There is a deep and well-known relation between probabilistic objects that are studied in stochastic analysis (typically, Brownian motion) and some analytic objects (the Laplace operator). The main purpose of this book is, roughly speaking, to explore the connection between Brownian motion and analysis in the area of differential geometry (in particular, the concept of curvature).
The basic facts about stochastic differential equations on manifolds are explained in Chapter 1, the main result being the existence and uniqueness up to explosion time for the Itô equation on a manifold. Chapter 2 studies horizontal lift and stochastic development, two concepts that are central to the Eells-Elworthy-Malliavin construction of Brownian motion on a Riemannian manifold, which is thoroughly studied in Chapter 3. Chapter 4 explores the connection between the heat kernel and Brownian motion, and considers stochastic completeness, the Feller property and recurrence and transience of the heat semigroup. Other chapters study the short-time behaviour of the heat kernel and Brownian motion, and probabilistic proofs of the Gauss-Bonnet-Chern theorem and the Atiyah-Singer index theorem. Some further applications of Brownian motion to geometric problems also appear.

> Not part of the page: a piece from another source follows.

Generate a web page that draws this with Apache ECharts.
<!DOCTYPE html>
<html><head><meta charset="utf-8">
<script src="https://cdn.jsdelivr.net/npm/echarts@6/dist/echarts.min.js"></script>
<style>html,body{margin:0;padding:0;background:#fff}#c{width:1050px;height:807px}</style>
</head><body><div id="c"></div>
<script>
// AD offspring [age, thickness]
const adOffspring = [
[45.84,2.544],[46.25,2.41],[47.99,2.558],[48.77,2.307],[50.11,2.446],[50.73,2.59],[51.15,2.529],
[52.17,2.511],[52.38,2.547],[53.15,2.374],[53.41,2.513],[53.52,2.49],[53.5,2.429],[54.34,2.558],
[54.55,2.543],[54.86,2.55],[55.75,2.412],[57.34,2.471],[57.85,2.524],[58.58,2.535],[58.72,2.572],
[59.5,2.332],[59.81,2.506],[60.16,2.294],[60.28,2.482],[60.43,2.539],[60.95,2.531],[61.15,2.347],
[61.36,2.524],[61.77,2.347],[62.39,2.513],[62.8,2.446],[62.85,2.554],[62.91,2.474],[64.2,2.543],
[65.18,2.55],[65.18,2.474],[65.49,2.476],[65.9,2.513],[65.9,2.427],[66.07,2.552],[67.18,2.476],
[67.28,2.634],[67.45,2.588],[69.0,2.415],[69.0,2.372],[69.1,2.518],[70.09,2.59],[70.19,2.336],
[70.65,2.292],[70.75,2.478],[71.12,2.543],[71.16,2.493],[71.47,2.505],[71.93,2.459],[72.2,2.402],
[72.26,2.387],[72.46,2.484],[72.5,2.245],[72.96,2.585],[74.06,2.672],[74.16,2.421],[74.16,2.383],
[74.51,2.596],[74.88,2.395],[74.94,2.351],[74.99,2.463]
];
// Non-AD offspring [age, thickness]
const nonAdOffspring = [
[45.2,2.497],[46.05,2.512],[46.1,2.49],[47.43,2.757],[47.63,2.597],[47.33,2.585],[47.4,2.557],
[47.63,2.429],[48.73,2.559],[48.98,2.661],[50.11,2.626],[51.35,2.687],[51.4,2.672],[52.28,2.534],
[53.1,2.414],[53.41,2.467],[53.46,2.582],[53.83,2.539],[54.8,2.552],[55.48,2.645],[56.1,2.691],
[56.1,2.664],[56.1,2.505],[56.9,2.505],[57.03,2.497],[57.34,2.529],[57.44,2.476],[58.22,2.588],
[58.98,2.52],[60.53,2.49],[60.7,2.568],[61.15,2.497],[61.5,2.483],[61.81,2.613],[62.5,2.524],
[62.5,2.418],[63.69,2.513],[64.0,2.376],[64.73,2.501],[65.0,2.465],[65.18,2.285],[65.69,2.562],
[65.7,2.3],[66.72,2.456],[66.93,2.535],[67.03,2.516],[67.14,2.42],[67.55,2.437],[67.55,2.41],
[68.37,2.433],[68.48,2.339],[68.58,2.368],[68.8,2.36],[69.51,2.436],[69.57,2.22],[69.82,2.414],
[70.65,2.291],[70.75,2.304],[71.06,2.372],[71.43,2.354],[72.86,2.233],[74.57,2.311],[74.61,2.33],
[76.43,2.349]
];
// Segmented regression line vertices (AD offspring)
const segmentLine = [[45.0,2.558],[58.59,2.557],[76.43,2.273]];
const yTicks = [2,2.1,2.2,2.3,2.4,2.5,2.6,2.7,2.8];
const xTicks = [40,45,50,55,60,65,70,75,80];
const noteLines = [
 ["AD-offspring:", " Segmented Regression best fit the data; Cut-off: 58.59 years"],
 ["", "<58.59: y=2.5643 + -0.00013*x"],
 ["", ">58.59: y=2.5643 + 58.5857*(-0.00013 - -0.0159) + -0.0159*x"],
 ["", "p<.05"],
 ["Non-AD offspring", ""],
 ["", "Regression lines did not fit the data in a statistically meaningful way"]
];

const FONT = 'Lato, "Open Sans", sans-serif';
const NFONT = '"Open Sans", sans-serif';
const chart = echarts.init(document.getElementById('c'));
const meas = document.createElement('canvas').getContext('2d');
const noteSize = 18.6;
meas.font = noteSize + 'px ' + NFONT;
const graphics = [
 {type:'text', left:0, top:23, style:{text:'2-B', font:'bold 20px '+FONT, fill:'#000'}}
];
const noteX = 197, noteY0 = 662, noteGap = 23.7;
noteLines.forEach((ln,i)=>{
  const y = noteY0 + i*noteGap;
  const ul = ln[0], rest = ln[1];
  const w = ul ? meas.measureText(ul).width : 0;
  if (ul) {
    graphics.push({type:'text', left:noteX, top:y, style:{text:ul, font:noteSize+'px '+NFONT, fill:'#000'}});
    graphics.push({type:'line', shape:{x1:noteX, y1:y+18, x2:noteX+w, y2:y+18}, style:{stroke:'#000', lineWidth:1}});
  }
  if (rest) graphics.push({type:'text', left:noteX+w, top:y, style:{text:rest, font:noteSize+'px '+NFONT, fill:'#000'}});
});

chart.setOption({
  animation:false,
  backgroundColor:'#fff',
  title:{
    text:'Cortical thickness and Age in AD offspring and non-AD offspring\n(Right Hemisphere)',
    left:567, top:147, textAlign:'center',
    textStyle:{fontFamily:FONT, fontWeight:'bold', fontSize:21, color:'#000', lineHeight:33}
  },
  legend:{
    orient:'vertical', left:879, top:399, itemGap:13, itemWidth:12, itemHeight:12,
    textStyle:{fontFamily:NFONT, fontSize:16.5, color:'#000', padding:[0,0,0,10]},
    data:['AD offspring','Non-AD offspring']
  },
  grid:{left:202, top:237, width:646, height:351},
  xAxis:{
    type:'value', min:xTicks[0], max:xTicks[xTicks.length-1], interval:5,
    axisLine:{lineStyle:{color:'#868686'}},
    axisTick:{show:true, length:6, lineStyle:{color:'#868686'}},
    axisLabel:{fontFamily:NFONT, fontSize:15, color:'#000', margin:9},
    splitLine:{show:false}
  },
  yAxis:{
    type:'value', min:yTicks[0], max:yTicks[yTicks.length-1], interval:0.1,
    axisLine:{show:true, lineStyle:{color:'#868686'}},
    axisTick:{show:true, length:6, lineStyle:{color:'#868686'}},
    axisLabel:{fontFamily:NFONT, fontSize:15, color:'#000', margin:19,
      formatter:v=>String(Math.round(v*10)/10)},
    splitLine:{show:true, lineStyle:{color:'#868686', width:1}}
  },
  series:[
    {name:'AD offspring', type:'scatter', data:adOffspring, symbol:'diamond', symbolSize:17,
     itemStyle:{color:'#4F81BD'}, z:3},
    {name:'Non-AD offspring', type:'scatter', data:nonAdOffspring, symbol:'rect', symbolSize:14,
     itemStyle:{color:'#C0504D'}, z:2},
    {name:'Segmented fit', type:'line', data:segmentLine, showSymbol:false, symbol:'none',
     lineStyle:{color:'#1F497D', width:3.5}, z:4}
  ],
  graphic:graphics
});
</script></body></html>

The book is mainly intended for probabilists interested in geometric applications, and a basic knowledge of Euclidean stochastic analysis is assumed; differential geometry is reviewed, but the reader should have a grounding in the basic definitions. It will be useful especially for advanced graduate students and researchers interested in stochastic analysis and stochastic methods in differential geometry.